Теоретически допустимо, чтобы деятельность хирурга-уникума не зависела от партийных директив. Но применительно к советской литературе независимость исключена в принципе. Вот почему Булгаков, Катаев, Ильф, Петров, да и все литераторы-профессионалы сталинской эпохи читали газеты постоянно. Там была отражена воля правительства, вне которой заведомо исключалась профессиональная реализация[244].
Стоит отметить, что с завершением романа «Двенадцать стульев» Ильф и Петров тоже несколько запоздали. Можно сказать, «вскочили в последний вагон».

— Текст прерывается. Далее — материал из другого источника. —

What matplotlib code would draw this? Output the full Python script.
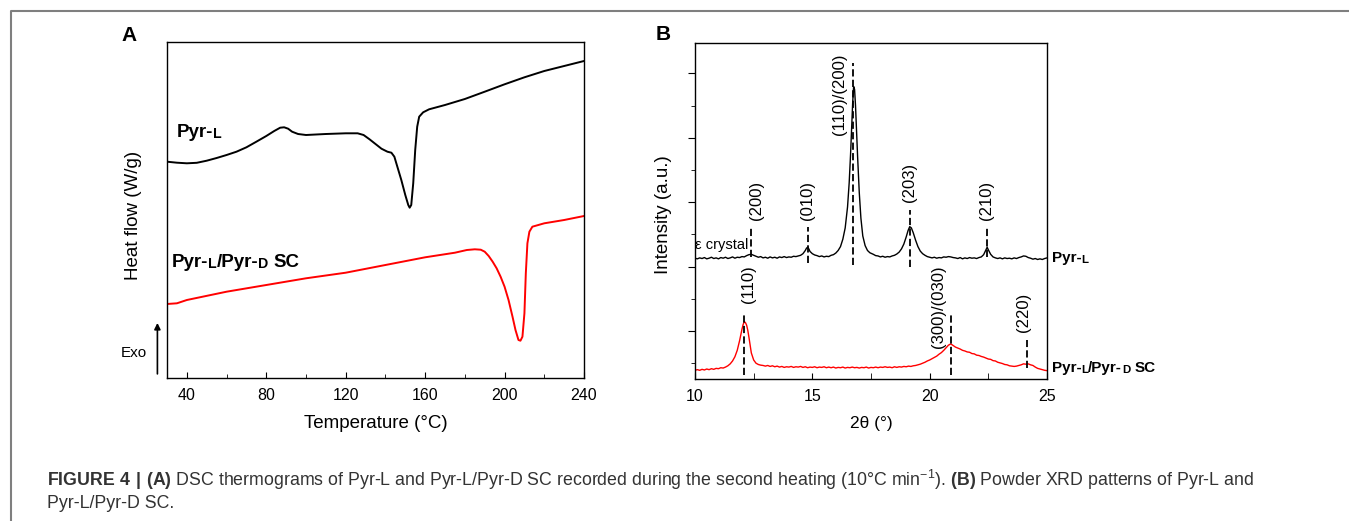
import matplotlib.pyplot as plt
from matplotlib.lines import Line2D
from matplotlib.ticker import MultipleLocator

plt.rcParams['font.family'] = ['Liberation Sans', 'DejaVu Sans']
plt.rcParams['mathtext.fontset'] = 'custom'
plt.rcParams['mathtext.rm'] = 'Liberation Sans'
plt.rcParams['mathtext.bf'] = 'Liberation Sans:bold'

# ---- (A) DSC, second heating ----
dsc_temp_l = [30, 35, 40, 45, 50, 55, 60, 65, 70, 75, 80, 84, 87, 89, 91, 93, 96, 100,
              110, 120, 126, 129, 132, 135, 138, 141, 143, 144.5, 146, 148, 150, 151.5,
              152.2, 153, 154, 155, 156, 157, 159, 162, 170, 180, 190, 200, 210, 220, 230, 240]
dsc_hf_l = [21.63, 21.53, 21.47, 21.52, 21.73, 22.0, 22.3, 22.63, 23.07, 23.63, 24.2, 24.7,
            25.03, 25.07, 24.93, 24.63, 24.4, 24.3, 24.4, 24.47, 24.47, 24.3, 23.87, 23.4,
            22.93, 22.63, 22.53, 22.13, 21.13, 19.8, 18.3, 17.3, 17.03, 17.3, 19.47, 22.8,
            25.13, 26.13, 26.57, 26.87, 27.3, 27.9, 28.63, 29.37, 30.07, 30.7, 31.2, 31.7]

dsc_temp_sc = [30, 35, 40, 60, 80, 100, 120, 140, 160, 175, 181, 185, 188, 190, 192, 194,
               196, 198, 200, 202, 204, 205.5, 207, 208, 209, 210, 210.7, 211.5, 212.5, 214,
               220, 230, 240]
dsc_hf_sc = [7.4, 7.47, 7.8, 8.63, 9.3, 9.97, 10.53, 11.3, 12.07, 12.53, 12.8, 12.87, 12.83,
             12.63, 12.2, 11.63, 10.97, 10.13, 9.13, 7.8, 6.13, 4.8, 3.8, 3.73, 4.13, 6.47,
             10.47, 13.47, 14.63, 15.13, 15.47, 15.8, 16.2]

# ---- (B) powder XRD ----
xrd_2t_l = [10.0, 10.1, 10.2, 10.3, 10.4, 10.5, 10.6, 10.7, 10.8, 10.9, 11.0, 11.1, 11.2, 11.3,
            11.4, 11.5, 11.6, 11.7, 11.8, 11.9, 12.0, 12.1, 12.2, 12.3, 12.4, 12.5, 12.6, 12.7,
            12.8, 12.9, 13.0, 13.1, 13.2, 13.3, 13.4, 13.5, 13.6, 13.7, 13.8, 13.9, 14.0, 14.1,
            14.2, 14.3, 14.4, 14.5, 14.6, 14.7, 14.75, 14.8, 14.85, 14.9, 15.0, 15.1, 15.2, 15.3,
            15.4, 15.5, 15.6, 15.7, 15.8, 15.9, 16.0, 16.1, 16.2, 16.3, 16.4, 16.5, 16.57, 16.63,
            16.68, 16.72, 16.76, 16.8, 16.84, 16.88, 16.93, 17.0, 17.07, 17.15, 17.25, 17.35,
            17.45, 17.6, 17.7, 17.8, 17.9, 18.0, 18.1, 18.2, 18.3, 18.4, 18.5, 18.6, 18.7, 18.8,
            18.9, 19.0, 19.08, 19.15, 19.22, 19.3, 19.4, 19.5, 19.6, 19.7, 19.8, 19.9, 20.0, 20.1,
            20.2, 20.3, 20.4, 20.5, 20.6, 20.7, 20.8, 20.9, 21.0, 21.1, 21.2, 21.3, 21.4, 21.5,
            21.6, 21.7, 21.8, 21.9, 22.0, 22.1, 22.2, 22.3, 22.4, 22.45, 22.5, 22.6, 22.7, 22.8,
            22.9, 23.0, 23.1, 23.2, 23.3, 23.4, 23.5, 23.6, 23.7, 23.8, 23.9, 24.0, 24.1, 24.2,
            24.3, 24.4, 24.5, 24.6, 24.7, 24.8, 24.9, 25.0]
xrd_int_l = [4.26, 4.24, 4.27, 4.25, 4.28, 4.24, 4.26, 4.29, 4.25, 4.27, 4.24, 4.28, 4.26, 4.29,
             4.25, 4.27, 4.30, 4.26, 4.29, 4.28, 4.31, 4.30, 4.34, 4.37, 4.38, 4.35, 4.32, 4.29,
             4.31, 4.27, 4.29, 4.26, 4.30, 4.27, 4.29, 4.26, 4.30, 4.28, 4.31, 4.28, 4.30, 4.29,
             4.32, 4.31, 4.33, 4.35, 4.40, 4.50, 4.57, 4.60, 4.55, 4.47, 4.40, 4.36, 4.34, 4.31,
             4.33, 4.30, 4.32, 4.31, 4.35, 4.37, 4.42, 4.50, 4.62, 4.85, 5.20, 5.85, 6.60, 7.50,
             8.40, 9.10, 9.59, 9.50, 9.00, 8.30, 7.40, 6.30, 5.50, 4.95, 4.65, 4.50,
             4.43, 4.38, 4.34, 4.33, 4.30, 4.32, 4.29, 4.31, 4.30, 4.33, 4.35, 4.39, 4.45, 4.55,
             4.70, 4.92, 5.12, 5.24, 5.20, 5.05, 4.82, 4.62, 4.48, 4.40, 4.35, 4.31, 4.29, 4.27,
             4.29, 4.26, 4.28, 4.27, 4.30, 4.29, 4.31, 4.30, 4.28, 4.27, 4.25, 4.28, 4.24, 4.27,
             4.25, 4.28, 4.26, 4.27, 4.25, 4.28, 4.30, 4.37, 4.52, 4.60, 4.52, 4.38, 4.30, 4.27,
             4.25, 4.27, 4.24, 4.27, 4.25, 4.26, 4.24, 4.27, 4.25, 4.28, 4.30, 4.33, 4.32, 4.28,
             4.26, 4.23, 4.25, 4.22, 4.24, 4.22, 4.25, 4.27]

xrd_2t_sc = [10.0, 10.1, 10.2, 10.3, 10.4, 10.5, 10.6, 10.7, 10.8, 10.9, 11.0, 11.1, 11.2, 11.3,
             11.4, 11.5, 11.6, 11.7, 11.8, 11.9, 12.0, 12.05, 12.1, 12.15, 12.2, 12.25, 12.3,
             12.35, 12.4, 12.5, 12.6, 12.7, 12.8, 12.9, 13.0, 13.1, 13.2, 13.3, 13.4, 13.5, 13.6,
             13.7, 13.8, 13.9, 14.0, 14.1, 14.2, 14.3, 14.4, 14.5, 14.6, 14.7, 14.8, 14.9, 15.0,
             15.1, 15.2, 15.3, 15.4, 15.5, 15.6, 15.7, 15.8, 15.9, 16.0, 16.1, 16.2, 16.3, 16.4,
             16.5, 16.6, 16.7, 16.8, 16.9, 17.0, 17.1, 17.2, 17.3, 17.4, 17.5, 17.6, 17.7, 17.8,
             17.9, 18.0, 18.1, 18.2, 18.3, 18.4, 18.5, 18.6, 18.7, 18.8, 18.9, 19.0, 19.1, 19.2,
             19.3, 19.4, 19.5, 19.6, 19.7, 19.8, 19.9, 20.0, 20.1, 20.2, 20.3, 20.4, 20.5, 20.6,
             20.7, 20.8, 20.9, 21.0, 21.1, 21.2, 21.3, 21.4, 21.5, 21.6, 21.7, 21.8, 21.9, 22.0,
             22.1, 22.2, 22.3, 22.4, 22.5, 22.6, 22.7, 22.8, 22.9, 23.0, 23.1, 23.2, 23.3, 23.4,
             23.5, 23.6, 23.7, 23.8, 23.9, 24.0, 24.1, 24.2, 24.3, 24.4, 24.5, 24.6, 24.7, 24.8,
             24.9, 25.0]
xrd_int_sc = [0.78, 0.80, 0.78, 0.81, 0.79, 0.82, 0.80, 0.83, 0.81, 0.84, 0.83, 0.86, 0.85, 0.88,
              0.92, 0.98, 1.07, 1.20, 1.40, 1.70, 2.05, 2.20, 2.29, 2.26, 2.18, 2.02, 1.80,
              1.55, 1.32, 1.10, 1.00, 0.96, 0.94, 0.93, 0.91, 0.93, 0.90, 0.92, 0.89, 0.91, 0.88,
              0.90, 0.87, 0.89, 0.88, 0.90, 0.87, 0.89, 0.88, 0.90, 0.87, 0.89, 0.86, 0.88, 0.87,
              0.89, 0.86, 0.88, 0.87, 0.89, 0.86, 0.88, 0.86, 0.88, 0.85, 0.87, 0.86, 0.88, 0.85,
              0.87, 0.86, 0.88, 0.86, 0.87, 0.85, 0.87, 0.86, 0.88, 0.85, 0.87, 0.86, 0.88, 0.86,
              0.88, 0.87, 0.89, 0.87, 0.88, 0.86, 0.89, 0.87, 0.89, 0.88, 0.90, 0.89, 0.91, 0.90,
              0.92, 0.93, 0.95, 0.97, 1.00, 1.03, 1.07, 1.10, 1.14, 1.18, 1.22, 1.28, 1.33, 1.40,
              1.48, 1.56, 1.60, 1.55, 1.50, 1.47, 1.44, 1.40, 1.38, 1.35, 1.34, 1.30, 1.29, 1.25,
              1.24, 1.21, 1.19, 1.16, 1.13, 1.12, 1.08, 1.07, 1.03, 1.01, 0.99, 0.96, 0.95, 0.92,
              0.91, 0.90, 0.91, 0.93, 0.95, 0.98, 0.97, 0.98, 0.95, 0.93, 0.88, 0.84, 0.82, 0.80,
              0.78, 0.77]

# reflections: position, dashed marker span, label and where the label sits
refl_pos = [12.4, 14.8, 16.75, 19.15, 22.45, 12.1, 20.9, 24.15]
refl_lo = [4.31, 4.10, 4.05, 4.00, 4.31, 0.63, 0.63, 0.84]
refl_hi = [5.24, 5.24, 10.31, 5.76, 5.24, 2.55, 2.55, 1.72]
refl_labels = ['(200)', '(010)', '(110)/(200)', '(203)', '(210)', '(110)', '(300)/(030)', '(220)']
refl_lab_x = [12.63, 14.8, 16.17, 19.12, 22.42, 12.27, 20.36, 24.0]
refl_lab_y = [5.45, 5.45, 8.09, 6.02, 5.45, 2.86, 1.46, 1.98]

W, H = 1349, 521
fig = plt.figure(figsize=(W / 100, H / 100), dpi=100)
axA = fig.add_axes([167 / W, 1 - 378 / H, 417 / W, 336.3 / H])
axB = fig.add_axes([695 / W, 1 - 379 / H, 352 / W, 336.3 / H])


def sc_label(ax, x, y, parts, size, transform):
    """Bold label with small-capital letters, e.g. Pyr-L."""
    s0, small0 = parts[0]
    t = ax.text(x, y, s0, transform=transform, fontsize=size * (0.75 if small0 else 1),
                fontweight='bold', va='baseline', clip_on=False)
    for s, small in parts[1:]:
        dx = 0
        if s.startswith(' '):
            s = s.lstrip()
            dx = size * 0.28
        t = ax.annotate(s, xy=(1, 0), xycoords=t, xytext=(dx, 0), textcoords='offset points',
                        fontsize=size * (0.75 if small else 1), fontweight='bold', va='bottom')
    return t


pyr_l = [('Pyr-', False), ('L', True)]
pyr_sc = [('Pyr-', False), ('L', True), ('/Pyr-', False), ('D', True), (' SC', False)]

# ---- panel A ----
axA.plot(dsc_temp_l, dsc_hf_l, color='black', lw=1.4)
axA.plot(dsc_temp_sc, dsc_hf_sc, color='red', lw=1.4)
axA.set_xlim(30, 240)
axA.set_ylim(0, 33.63)
axA.xaxis.set_major_locator(MultipleLocator(40))
axA.xaxis.set_minor_locator(MultipleLocator(20))
axA.set_yticks([])
axA.tick_params(axis='x', which='both', direction='in', labelsize=11.5, pad=7)
axA.tick_params(axis='x', which='major', length=4)
axA.tick_params(axis='x', which='minor', length=3)
axA.set_xlabel('Temperature (°C)', fontsize=13.5, labelpad=9)
axA.set_ylabel('Heat flow (W/g)', fontsize=13.5)
axA.yaxis.set_label_coords(-0.06, 0.482)
sc_label(axA, 34.9, 24.13, pyr_l, 13.5, axA.transData)
sc_label(axA, 32.4, 11.13, pyr_sc, 13.5, axA.transData)
axA.annotate('', xy=(-0.023, 0.172), xytext=(-0.023, 0.004), xycoords='axes fraction',
             arrowprops=dict(arrowstyle='-|>', color='black', lw=1.2, mutation_scale=9),
             annotation_clip=False)
axA.text(-0.079, 0.074, 'Exo', transform=axA.transAxes, fontsize=11, ha='center', va='center')
fig.text(129.5 / W, 1 - 35.5 / H, 'A', fontsize=15, fontweight='bold', ha='center', va='center')

# ---- panel B ----
axB.plot(xrd_2t_l, xrd_int_l, color='black', lw=1.0)
axB.plot(xrd_2t_sc, xrd_int_sc, color='red', lw=1.0)
axB.vlines(refl_pos, refl_lo, refl_hi, colors='black', linestyles=(0, (4, 1.8)), lw=1.3)
for lab, lx, ly in zip(refl_labels, refl_lab_x, refl_lab_y):
    axB.text(lx, ly, lab, rotation=90, ha='center', va='bottom', fontsize=12)
axB.text(10.02, 4.54, 'ε crystal', fontsize=10.5, va='baseline')
axB.set_xlim(10, 25)
axB.set_ylim(0.51, 10.95)
axB.xaxis.set_major_locator(MultipleLocator(5))
axB.xaxis.set_minor_locator(MultipleLocator(2.5))
axB.yaxis.set_major_locator(MultipleLocator(2))
axB.yaxis.set_minor_locator(MultipleLocator(1))
axB.tick_params(axis='x', which='both', direction='in', labelsize=11.5, pad=7, length=4)
axB.tick_params(axis='y', which='both', direction='out', labelleft=False)
axB.tick_params(axis='y', which='major', length=5)
axB.tick_params(axis='y', which='minor', length=3)
axB.set_xlabel('2θ (°)', fontsize=12.5, labelpad=9)
axB.set_ylabel('Intensity (a.u.)', fontsize=13.5)
axB.yaxis.set_label_coords(-0.065, 0.488)
sc_label(axB, 1.0133, 4.15, pyr_l, 11, axB.get_yaxis_transform())
sc_label(axB, 1.0133, 0.74, pyr_sc, 11, axB.get_yaxis_transform())
fig.text(663 / W, 1 - 35 / H, 'B', fontsize=15, fontweight='bold', ha='center', va='center')

for ax in (axA, axB):
    for sp in ax.spines.values():
        sp.set_linewidth(1.0)

# ---- caption and frame ----
caption1 = (r'$\mathbf{FIGURE\ 4\ |\ (A)}$ DSC thermograms of Pyr-L and Pyr-L/Pyr-D SC recorded '
            r'during the second heating (10°C min$^{-1}$). $\mathbf{(B)}$ Powder XRD patterns of '
            r'Pyr-L and')
fig.text(47 / W, 1 - 486.5 / H, caption1, fontsize=12.8, color='#333333', va='baseline')
fig.text(47 / W, 1 - 508 / H, 'Pyr-L/Pyr-D SC.', fontsize=12.8, color='#333333', va='baseline')
fig.add_artist(Line2D([11 / W, 11 / W, 1.0], [0, 1 - 11 / H, 1 - 11 / H],
                      transform=fig.transFigure, color='#7f7f7f', lw=1.5))

fig.savefig('out.png', dpi=100)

Но Ильф и Петров, в отличие от своего гудковского коллеги, не сводили к абсурду базовую идеологическую установку – создание «нового человека». Ограничились лишь осмеиванием троцкистской аргументации в связи с «шанхайским переворотом. Да и покровитель у них был поавторитетней.
В январе 1927 года Нарбут – заместитель заведующего Отделом печати ЦК партии. А потому цензура допустила публикацию романа, пусть и с потерями.
Специфику деятельности литератора в «государстве рабочих и крестьян» характеризовал десятилетия спустя В. В. Набоков. Эмигрант к советской литературе относился весьма иронически, но отметил: «Были писатели, которые поняли, что если избирать определенные сюжеты и определенных героев, то они могут в политическом смысле проскочить. Другими словами, никто их не будет учить, о чем писать и как должен оканчиваться роман. Два поразительно одаренных писателя – Ильф и Петров – решили, что если главным героем они сделают негодяя и авантюриста, то, что бы они ни писали о его похождениях, с политической точки зрения к этому нельзя будет придраться, потому что ни законченного негодяя, ни сумасшедшего, ни преступника, вообще никого, стоящего вне советского общества – в данном случае это, так сказать, герой плутовского романа, – нельзя обвинить ни в том, что он плохой коммунист, ни в том, что он коммунист недостаточно хороший»[245].
Высока оценка. Но сами публикации, согласно мнению нобелевского лауреата, стали возможными только благодаря умению Ильфа и Петрова воспользоваться «прикрытием, которое им обеспечивало полную независимость».
Понятно, что «полная независимость» исключалась. Тут Набоков ошибся. Прав он в том, что «прикрытие» сыграло важную роль.
Да, роман планировался согласно заказу. И авторы не обманули заказчиков. Но к этому прагматика «Двенадцати стульев» не сводится. Так уж вышло, что главный герой романа – самый обаятельный, веселый, отважный, сильный, щедрый и великодушный – авантюрист, живущий вопреки правилам, навязанным советским режимом.